There is precious little to go on here. Three years later the classic Marsh/Cook Expert D&D set would introduce an entire generation to a worked example of how open-ended wilderness adventuring could actually work… but that sort of introductory product was nigh unto inconceivable at this point. Meanwhile, the third edition Gamma World set from the mid-eighties would include a variety of maps at varying degrees of resolution… but alas, it was bereft of any keys or commentary on how they would actually work!
Needless to say, this is more than a little confusing– especially since the entire genre this line is predicated on has pretty well ceased to exist. But now that I’ve played the original games for a few sessions, a few things about this map come clearer. Basically, if you’re looking at this game with preconceptions you’re bringing in from D&D… you’re going to miss a great deal.
In the first place, this is Gamma WORLD. If you want to play in a dungeon, you can go back to the precursor game and play in a big old dungeon in space. It’s awesome. But Gamma World is different. And if you start placing lots of D&D style dungeons on the map, I think you’re going to miss the real point of the game.
Secondly, given that players start with mass quantities of hit points and several fairly powerful mutations, they can range much farther than low level D&D adventure parties. If the players can acquire mutant animal mounts and/or a modest amount of high tech equipment, they can range even farther! What this means is that you’re going to be able to leverage far more scope within a large scale campaign map like this than you might imagine. This odd campaign map appears strange at first glance, but it is actually a good fit for the rule set.
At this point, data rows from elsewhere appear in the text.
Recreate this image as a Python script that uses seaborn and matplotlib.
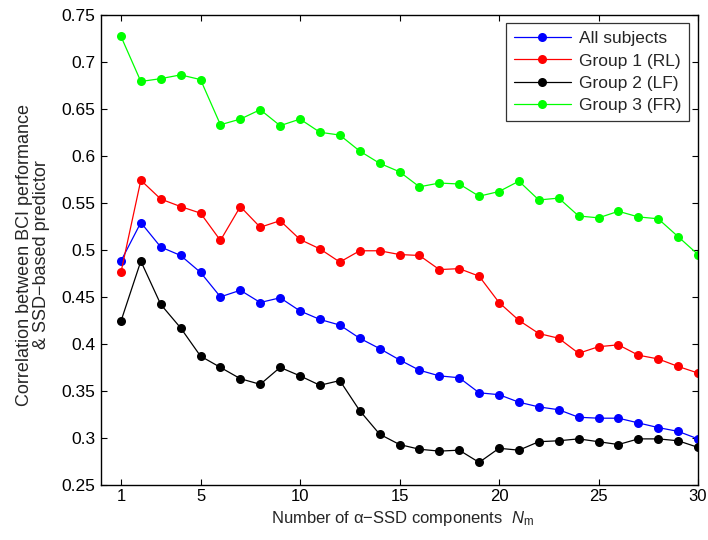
import numpy as np
import pandas as pd
import matplotlib
matplotlib.use("Agg")
import matplotlib.pyplot as plt
import seaborn as sns

# Number of alpha-SSD components used by the predictor
n_components = list(range(1, 31))

all_subjects = [0.488, 0.529, 0.503, 0.494, 0.476, 0.450, 0.457, 0.444, 0.449, 0.435,
                0.426, 0.420, 0.406, 0.395, 0.383, 0.372, 0.366, 0.364, 0.348, 0.346,
                0.338, 0.333, 0.330, 0.322, 0.321, 0.321, 0.316, 0.311, 0.307, 0.299]
group1_rl = [0.476, 0.574, 0.554, 0.546, 0.539, 0.510, 0.546, 0.524, 0.531, 0.511,
             0.501, 0.487, 0.499, 0.499, 0.495, 0.494, 0.479, 0.480, 0.472, 0.444,
             0.425, 0.411, 0.406, 0.390, 0.397, 0.399, 0.388, 0.384, 0.376, 0.369]
group2_lf = [0.424, 0.488, 0.442, 0.417, 0.387, 0.375, 0.363, 0.357, 0.375, 0.366,
             0.356, 0.361, 0.329, 0.304, 0.293, 0.288, 0.286, 0.287, 0.274, 0.289,
             0.287, 0.296, 0.297, 0.299, 0.296, 0.293, 0.299, 0.299, 0.297, 0.290]
group3_fr = [0.727, 0.679, 0.682, 0.686, 0.681, 0.633, 0.639, 0.649, 0.632, 0.639,
             0.625, 0.622, 0.605, 0.592, 0.583, 0.567, 0.571, 0.570, 0.557, 0.562,
             0.573, 0.553, 0.555, 0.536, 0.534, 0.541, 0.535, 0.533, 0.514, 0.495]

series_names = ["All subjects", "Group 1 (RL)", "Group 2 (LF)", "Group 3 (FR)"]
series_colors = ["#0000ff", "#ff0000", "#000000", "#00ff00"]
y_ticks = [0.25, 0.3, 0.35, 0.4, 0.45, 0.5, 0.55, 0.6, 0.65, 0.7, 0.75]
x_ticks = [1, 5, 10, 15, 20, 25, 30]

df = pd.DataFrame({
    "Nm": n_components * 4,
    "corr": all_subjects + group1_rl + group2_lf + group3_fr,
    "group": sum([[name] * len(n_components) for name in series_names], []),
})

sns.set_style("ticks")
plt.rcParams["font.family"] = ["Liberation Sans", "DejaVu Sans"]
plt.rcParams["mathtext.fontset"] = "custom"
plt.rcParams["mathtext.it"] = "Liberation Sans:italic"
plt.rcParams["mathtext.rm"] = "Liberation Sans"

FS = 12.5

fig = plt.figure(figsize=(7.08, 5.40), dpi=100)
ax = fig.add_axes([0.1427, 0.1019, 0.8432, 0.8709])

sns.lineplot(data=df, x="Nm", y="corr", hue="group", hue_order=series_names,
             palette=dict(zip(series_names, series_colors)), marker="o",
             markersize=6.5, markeredgewidth=0, linewidth=0.9, ax=ax, legend=False)

ax.set_xlim(0, 30)
ax.set_ylim(0.25, 0.75)
ax.set_xticks(x_ticks)
ax.set_xticklabels([str(t) for t in x_ticks])
ax.set_yticks(y_ticks)
ax.set_yticklabels([f"{t:g}" for t in y_ticks])
ax.tick_params(direction="in", length=4, width=0.8, top=True, right=True,
               labelsize=FS, colors="black")
ax.tick_params(axis="y", pad=4)
ax.tick_params(axis="x", pad=3, labelsize=12)
for sp in ax.spines.values():
    sp.set_visible(True)
    sp.set_linewidth(1.0)
    sp.set_color("black")

ax.set_xlabel("Number of \u03b1\u2212SSD components  $N_\\mathrm{m}$", fontsize=12)
ax.xaxis.set_label_coords(0.505, -0.051)
ax.set_ylabel("Correlation between BCI performance\n& SSD\u2212based predictor",
              fontsize=13, linespacing=1.0)
ax.yaxis.set_label_coords(-0.086, 0.49)

handles = [plt.Line2D([], [], color=c, marker="o", markersize=6.5,
                      markeredgewidth=0, linewidth=0.9) for c in series_colors]
leg = ax.legend(handles, series_names, loc="upper right",
                bbox_to_anchor=(0.985, 0.982), borderaxespad=0, fontsize=FS,
                frameon=True, fancybox=False, handlelength=3.3,
                labelspacing=0.42, borderpad=0.45, handletextpad=0.45)
leg.get_frame().set_edgecolor("black")
leg.get_frame().set_linewidth(0.9)

fig.savefig("out.png", dpi=100)
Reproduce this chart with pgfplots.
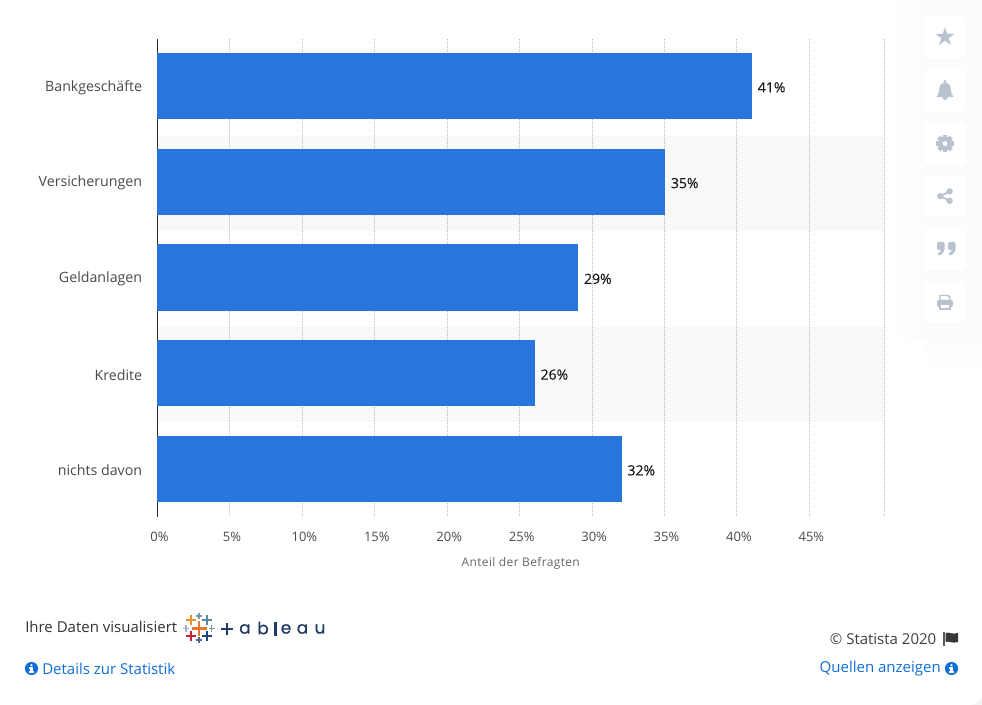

Still, this particular map never quite became the sort of icon of gaming that the Known World of Basic D&D’s default setting or later franchises such as the Forgotten Realms. Heck, the Starship Warden of Metamorphosis Alpha arguably made ten times the splash! What’s up with that?! Well, I believe that the real key to running a straight ahead Gamma World campaign was left out of the box set completely.
Fortunately, gaming archaeologists that can track down a copy of Dragon Magazine #25 and get the key they should have had way back in the seventies or eighties but which they (more than likely) had to do without. In a mere two pages, James Ward provides not only brief origin stories and chief NPCs for each of the cryptic alliances of the game, but also places their original home base on that utterly baffling campaign map that I could never figure out what to do with…!
Of course, now that my campaign is already underway, my own framing of the setting has departed significantly from the setupthat Ward provides in “A Part of Gamma World Revisited”. But creating your own variation of what he did there is probably the easiest method around for leveraging the game’s campaign map if you want to capture how the game was meant to be played at the beginning…!
Bryce, I owe you a round of drinks! I haven’t seen that Dragon magazine for decades, but I remember nearly every single page.